Answered Viewing NRPC Traffic in Net Mon 3.4

  • Friday, July 27, 2012 7:15 PM
     
     
    Trying to analyze packets that are listed as NRPC. The payload shows encrypted. I need to be able to see into these packets. I am using Microsoft Network Monitor 3.4. The traffic is on a Windows 2008 R2 SP1 server. Help!

All Replies

  • Friday, July 27, 2012 9:22 PM
    Moderator
     
     Answered

    Hi Moe,

    Unfortunately, Network Monitor 3.4 can't decrypt this sort of traffic. We only have the decryption expert for SSL based encryption over HTTP (that can be found at nmdecrypt.codeplex.com).

    Thanks,


    Michael Hawker | Program Manager | Network Monitor

  • Monday, July 30, 2012 12:18 PM
     
     
    If I open a Microsoft ticket, would it be a correct assumption that Microsoft would have the resources to decrypt this traffic for me?
  • Monday, July 30, 2012 3:15 PM
    Moderator
     
     

    Hi Moe,

    No that would not be a correct assumption; encryption wouldn't be very secure if it worked that way.

    You would need some information from the server and detailed knowledge of the protocol to work out an algorithm to decrypt it.  You could look at our decryption expert as an example.

    Thanks,


    Michael Hawker | Program Manager | Network Monitor

  • Friday, August 03, 2012 6:04 PM
     
     

    I agree. The event 4776 is logged in the security audit log file, and presents a source machine name. However, the machine name does not resolve to anything on the network. If the OS is able to detect the machine name in the payload, is the IP and MAC data not included with it? Is there any other way of tracking the source machine attempting to authentication to the GUEST account?

  • Wednesday, August 08, 2012 2:24 PM
    Owner
     
     

    It's strange that the name does not resolve.  Maybe there are other surrounding events with more information?  I don't have an example 4776 to look at, but sometimes in the raw data there is more informaiton.  Perhaps you can pickout something that looks like and IPv4/IPv6 address?

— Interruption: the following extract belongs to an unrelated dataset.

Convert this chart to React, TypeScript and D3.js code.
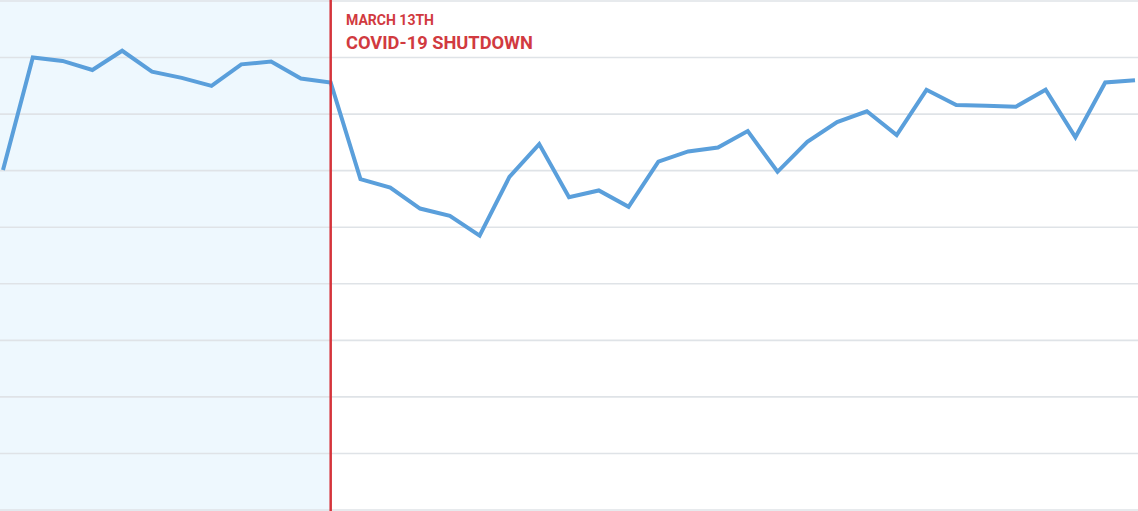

    You could try to capture the traffic when the event is recorded.  In fact we have some blogs which describe how to do this if the case it that the event doesn't happen frequently

    http://blogs.technet.com/b/netmon/archive/2007/02/22/eventmon-stopping-a-capture-based-on-an-eventlog-event.aspx

    http://blogs.technet.com/b/netmon/archive/2008/12/12/eventcap-revisited-using-nmapi.aspx

    If performance is an issue with either of these methods, then you'll want to look at:

    http://blogs.technet.com/b/netmon/archive/2010/08/05/using-high-performance-filtering.aspx

    Once you capture this happening, you can look at the trace and discover the hardware/IP address of the authentication request.